When the Biogenesis scandal broke, it implicated that players found someplace they could get PED’s and implicated that it was run by unscrupulous people – some of which not even licensed to prescribe such pharmaceuticals. In such a case, one could easily reach the conclusion that the people who ran Biogenesis were nothing more than well-dressed drug dealers.
Meanwhile, Bud Selig – the Commissioner of Major League Baseball and former owner of the Milwaukee Brewers – decided to offer the operators of Biogenesis a deal which included players not having the right to file lawsuits against them along with urging the government against prosecution of any wrong-doing against the operators of Biogenesis, in return for dirt on players. Keep in mind, Biogenesis isn’t implicated in simply supplying grown-up ball players, but also high school athletes.

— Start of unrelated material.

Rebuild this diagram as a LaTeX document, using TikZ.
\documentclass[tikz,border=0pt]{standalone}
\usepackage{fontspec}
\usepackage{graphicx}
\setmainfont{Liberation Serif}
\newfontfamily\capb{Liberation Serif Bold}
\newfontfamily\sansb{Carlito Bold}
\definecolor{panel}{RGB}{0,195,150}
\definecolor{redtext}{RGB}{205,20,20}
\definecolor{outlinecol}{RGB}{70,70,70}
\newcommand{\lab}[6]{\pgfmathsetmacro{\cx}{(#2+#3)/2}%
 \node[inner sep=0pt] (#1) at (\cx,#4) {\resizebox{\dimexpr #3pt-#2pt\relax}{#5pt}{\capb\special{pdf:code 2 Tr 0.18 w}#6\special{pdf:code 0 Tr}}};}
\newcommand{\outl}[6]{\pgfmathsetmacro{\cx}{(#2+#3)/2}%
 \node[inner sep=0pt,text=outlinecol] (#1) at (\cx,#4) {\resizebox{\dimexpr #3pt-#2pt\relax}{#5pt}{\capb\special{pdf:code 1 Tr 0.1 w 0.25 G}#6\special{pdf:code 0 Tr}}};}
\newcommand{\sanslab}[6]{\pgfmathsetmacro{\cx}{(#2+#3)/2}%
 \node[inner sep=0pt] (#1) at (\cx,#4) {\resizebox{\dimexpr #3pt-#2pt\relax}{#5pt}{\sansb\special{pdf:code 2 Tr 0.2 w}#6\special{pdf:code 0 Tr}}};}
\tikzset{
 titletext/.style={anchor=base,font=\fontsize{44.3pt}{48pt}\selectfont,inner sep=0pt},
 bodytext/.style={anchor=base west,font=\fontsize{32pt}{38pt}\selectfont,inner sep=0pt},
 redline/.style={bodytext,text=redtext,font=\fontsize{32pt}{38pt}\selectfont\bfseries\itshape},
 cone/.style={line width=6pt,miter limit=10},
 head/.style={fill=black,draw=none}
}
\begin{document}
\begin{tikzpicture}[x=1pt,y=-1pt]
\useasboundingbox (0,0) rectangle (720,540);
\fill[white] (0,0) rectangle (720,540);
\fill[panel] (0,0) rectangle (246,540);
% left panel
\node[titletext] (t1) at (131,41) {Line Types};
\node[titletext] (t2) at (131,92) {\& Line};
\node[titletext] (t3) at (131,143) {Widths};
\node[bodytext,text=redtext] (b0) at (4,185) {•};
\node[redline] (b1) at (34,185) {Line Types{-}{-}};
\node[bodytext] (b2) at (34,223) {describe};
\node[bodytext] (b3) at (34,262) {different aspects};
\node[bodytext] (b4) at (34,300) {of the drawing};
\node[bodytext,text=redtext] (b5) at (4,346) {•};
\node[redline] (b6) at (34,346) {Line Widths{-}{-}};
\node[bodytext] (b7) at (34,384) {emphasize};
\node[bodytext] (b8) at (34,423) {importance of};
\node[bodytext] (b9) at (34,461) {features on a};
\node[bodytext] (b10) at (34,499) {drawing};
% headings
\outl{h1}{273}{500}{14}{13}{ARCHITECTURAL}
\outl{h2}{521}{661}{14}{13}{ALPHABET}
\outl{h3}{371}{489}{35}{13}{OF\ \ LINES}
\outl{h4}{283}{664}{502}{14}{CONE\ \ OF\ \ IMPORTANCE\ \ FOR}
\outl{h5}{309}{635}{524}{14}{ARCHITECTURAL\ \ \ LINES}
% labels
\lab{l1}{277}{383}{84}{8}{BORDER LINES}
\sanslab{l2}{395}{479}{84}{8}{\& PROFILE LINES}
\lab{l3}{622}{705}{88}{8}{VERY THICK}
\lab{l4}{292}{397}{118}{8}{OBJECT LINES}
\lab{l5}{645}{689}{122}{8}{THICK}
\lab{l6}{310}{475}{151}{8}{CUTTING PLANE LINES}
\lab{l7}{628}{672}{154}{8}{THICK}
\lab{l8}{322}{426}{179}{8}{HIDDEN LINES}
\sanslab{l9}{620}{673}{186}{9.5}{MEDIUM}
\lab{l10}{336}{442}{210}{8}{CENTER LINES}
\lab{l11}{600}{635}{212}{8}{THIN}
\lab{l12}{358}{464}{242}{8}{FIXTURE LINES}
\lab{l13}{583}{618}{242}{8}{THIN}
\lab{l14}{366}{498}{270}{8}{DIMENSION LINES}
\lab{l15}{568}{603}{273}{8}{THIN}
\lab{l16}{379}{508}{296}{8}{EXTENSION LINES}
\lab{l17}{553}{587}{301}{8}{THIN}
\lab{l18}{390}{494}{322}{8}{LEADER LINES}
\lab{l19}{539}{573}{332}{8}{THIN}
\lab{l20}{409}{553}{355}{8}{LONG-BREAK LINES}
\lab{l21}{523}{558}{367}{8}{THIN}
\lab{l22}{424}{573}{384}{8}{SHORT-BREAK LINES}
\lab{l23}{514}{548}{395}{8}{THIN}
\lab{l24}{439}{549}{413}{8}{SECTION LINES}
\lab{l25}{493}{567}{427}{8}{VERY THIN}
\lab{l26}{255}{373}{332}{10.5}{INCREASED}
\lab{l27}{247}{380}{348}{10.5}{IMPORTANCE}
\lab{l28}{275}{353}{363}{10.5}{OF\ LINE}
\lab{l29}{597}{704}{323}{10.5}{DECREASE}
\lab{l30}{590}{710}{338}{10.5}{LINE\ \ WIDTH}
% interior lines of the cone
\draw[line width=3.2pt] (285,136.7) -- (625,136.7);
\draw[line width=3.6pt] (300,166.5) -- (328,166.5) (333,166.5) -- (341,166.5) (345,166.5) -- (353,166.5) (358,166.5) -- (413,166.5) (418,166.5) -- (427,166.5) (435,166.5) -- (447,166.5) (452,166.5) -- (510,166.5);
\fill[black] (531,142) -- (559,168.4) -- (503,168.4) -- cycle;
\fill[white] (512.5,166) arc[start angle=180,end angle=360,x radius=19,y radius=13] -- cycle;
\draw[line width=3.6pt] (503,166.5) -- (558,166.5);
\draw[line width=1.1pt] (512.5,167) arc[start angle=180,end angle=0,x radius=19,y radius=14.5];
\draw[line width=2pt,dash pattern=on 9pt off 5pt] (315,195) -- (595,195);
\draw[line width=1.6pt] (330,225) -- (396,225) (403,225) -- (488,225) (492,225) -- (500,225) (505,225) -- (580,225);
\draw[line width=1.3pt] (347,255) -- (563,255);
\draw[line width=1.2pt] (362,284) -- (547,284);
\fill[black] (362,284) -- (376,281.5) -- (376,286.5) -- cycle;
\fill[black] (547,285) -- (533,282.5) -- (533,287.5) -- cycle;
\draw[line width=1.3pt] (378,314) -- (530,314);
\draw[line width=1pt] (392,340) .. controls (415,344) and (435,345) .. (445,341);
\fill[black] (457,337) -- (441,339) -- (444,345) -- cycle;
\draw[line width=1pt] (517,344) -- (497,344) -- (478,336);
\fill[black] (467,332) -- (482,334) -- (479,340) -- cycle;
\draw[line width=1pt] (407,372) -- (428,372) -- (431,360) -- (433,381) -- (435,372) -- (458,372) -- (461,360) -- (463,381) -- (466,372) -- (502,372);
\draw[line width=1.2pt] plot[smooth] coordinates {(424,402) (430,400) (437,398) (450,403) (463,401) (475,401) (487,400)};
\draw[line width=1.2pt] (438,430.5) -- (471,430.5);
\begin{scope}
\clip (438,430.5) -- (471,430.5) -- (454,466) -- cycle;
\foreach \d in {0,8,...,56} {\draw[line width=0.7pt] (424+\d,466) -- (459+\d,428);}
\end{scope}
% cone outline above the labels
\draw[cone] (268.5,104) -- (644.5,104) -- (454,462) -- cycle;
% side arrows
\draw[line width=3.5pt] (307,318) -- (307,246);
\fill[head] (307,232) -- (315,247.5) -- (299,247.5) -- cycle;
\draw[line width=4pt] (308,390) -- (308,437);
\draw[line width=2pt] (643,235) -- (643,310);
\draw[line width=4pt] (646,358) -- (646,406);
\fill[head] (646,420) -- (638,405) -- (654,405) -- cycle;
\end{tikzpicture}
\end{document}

Braun copped a deal, a 65-game suspension. Smart money is on Selig's evidence that implicated Braun as buying his dope from Biogenesis.

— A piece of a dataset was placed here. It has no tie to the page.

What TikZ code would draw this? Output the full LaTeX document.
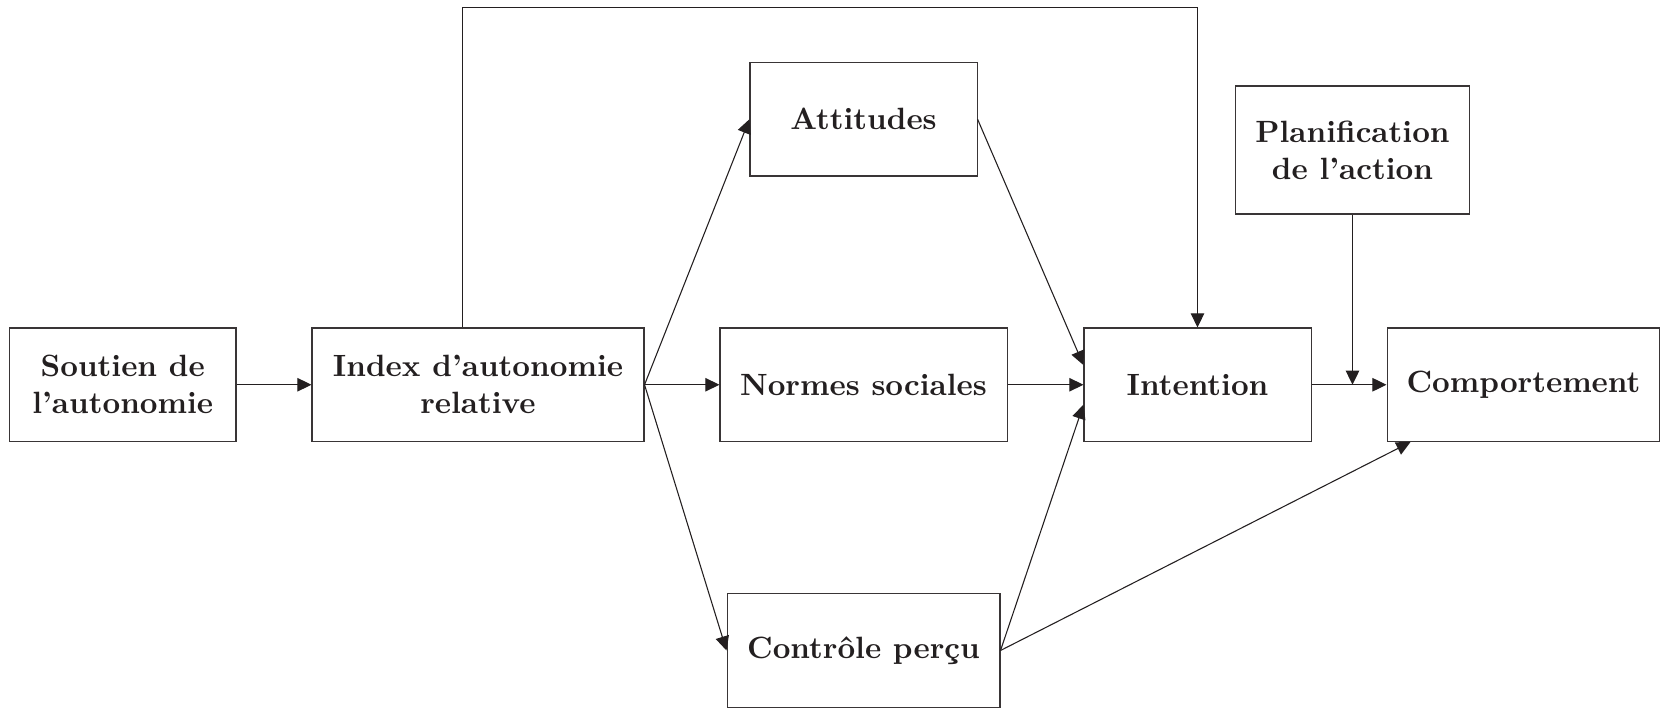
\documentclass[tikz,border=0pt]{standalone}
\usetikzlibrary{arrows.meta}
\definecolor{ink}{RGB}{35,31,32}
\tikzset{
  box/.style={draw=ink!90, text=ink, align=center, font=\bfseries, minimum height=36.9pt, inner sep=2pt, line width=0.35pt},
  arrow/.style={-{Triangle[length=4.6pt,width=4.4pt]}, color=ink, line width=0.35pt}
}
\begin{document}
\begin{tikzpicture}[x=0.325pt,y=-0.325pt]
        \useasboundingbox (0,0) rectangle (1660,709);
        %% Boxes
        \node[box, minimum width=73.6pt] (soutien)   at (122.75,384.75) {Soutien de\\l’autonomie};
        \node[box, minimum width=107.9pt] (index)    at (478,384.75)    {Index d’autonomie\\relative};
        \node[box, minimum width=73.8pt] (attitudes) at (863.5,119.25)  {Attitudes};
        \node[box, minimum width=93.3pt] (normes)    at (863.5,384.75)  {Normes sociales};
        \node[box, minimum width=88.7pt] (controle)  at (863.5,650.5)   {Contrôle perçu};
        \node[box, minimum width=73.8pt] (intention) at (1197.5,384.75) {Intention};
        \node[box, minimum width=76pt, minimum height=41.6pt] (planif) at (1352.5,150) {Planification\\de l’action};
        \node[box, minimum width=88.7pt] (comport)   at (1523.5,384.75) {Comportement};
        %% Connectors
        \draw[arrow] (soutien) -- (index);
        \draw[arrow] (index.east) -- (attitudes.west);
        \draw[arrow] (index.east) -- (normes.west);
        \draw[arrow] (index.east) -- (controle.west);
        \draw[arrow] (attitudes.east) -- ([yshift=6.4pt]intention.west);
        \draw[arrow] (normes) -- (intention);
        \draw[arrow] (controle.east) -- ([yshift=-6.5pt]intention.west);
        \draw[arrow] (controle.east) -- ([xshift=7.8pt]comport.south west);
        \draw[arrow] (intention) -- (comport);
        %% Feedback lines
        \coordinate (top) at (462.6,7.4);
        \draw[arrow] (index.north -| top) -- (top) -| (intention.north);
        \coordinate (junction) at (planif.south |- intention.east);
        \draw[arrow] (planif) -- (junction);
\end{tikzpicture}
\end{document}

You should wonder how much Ryan Braun’s fight against Selig and the owners had to do with the willingness of Selig to get into bed with people who could be considered as drug dealers. In return for what? Getting over on Braun? Protecting Selig’s perceived reputation?
Or – and here’s the important part – in weakening the Major League Baseball Players Association (MLBPA). If Selig digs up enough emails and text records and notes to apply leverage, then he can easily negotiate deals with the players and take MLBPA out of defending them by implicating the players as liars.
In other words, if you can’t nail them for cheating then you can nail them for lying. But this sets a precedent, in that there is nothing in the JDP to punish a player for lying. Or texting a drug dealer, calling one, sending one an email, and so on.
If a player is guilty under the rules of the JDP of violating their agreement (by testing positive), then that player should be punished accordingly. But by circumventing the JDP (and protecting a drug dealer), isn’t the Commissioner’s Office just as guilty – if not more so – than any player who would take performance enhancing drugs?
The payoff for Selig and MLB owners is obvious. Ensuring that owners will maintain power over players by marginalizing their Union using the perceptions of the casual baseball fan and pitting players against each other. And by ensuring that the MLBPA can’t defend the players without exposing that some of them are liars.
Notes:
Yes, the Padres now own Ian Kennedy for what it’s worth. Unlike 99% in sports media, I’m not sold that giving up Joe Thatcher and Matt Stites and a draft pick will be worth it. Not that Kennedy wasn’t a good starting pitcher at one point, but that he hasn’t been recently. Thatcher is an amazing situational lefty and Stites is the next best thing to a can’t-miss prospect. We’ll see.
The New York Yankees are in town and Petco Park will be full all weekend. The Padres Andrew Cashner (7-5, 3.88) will face C. C. Sabathia (9-9, 4.65) on Friday, game time at 7:10 PM PDST. It will be a circus there if you have tickets, you’ll likely be better off taking the trolley and parking elsewhere. If you don’t have tickets, 1090 AM will carry the game on radio while Fox Sports San Diego will televise.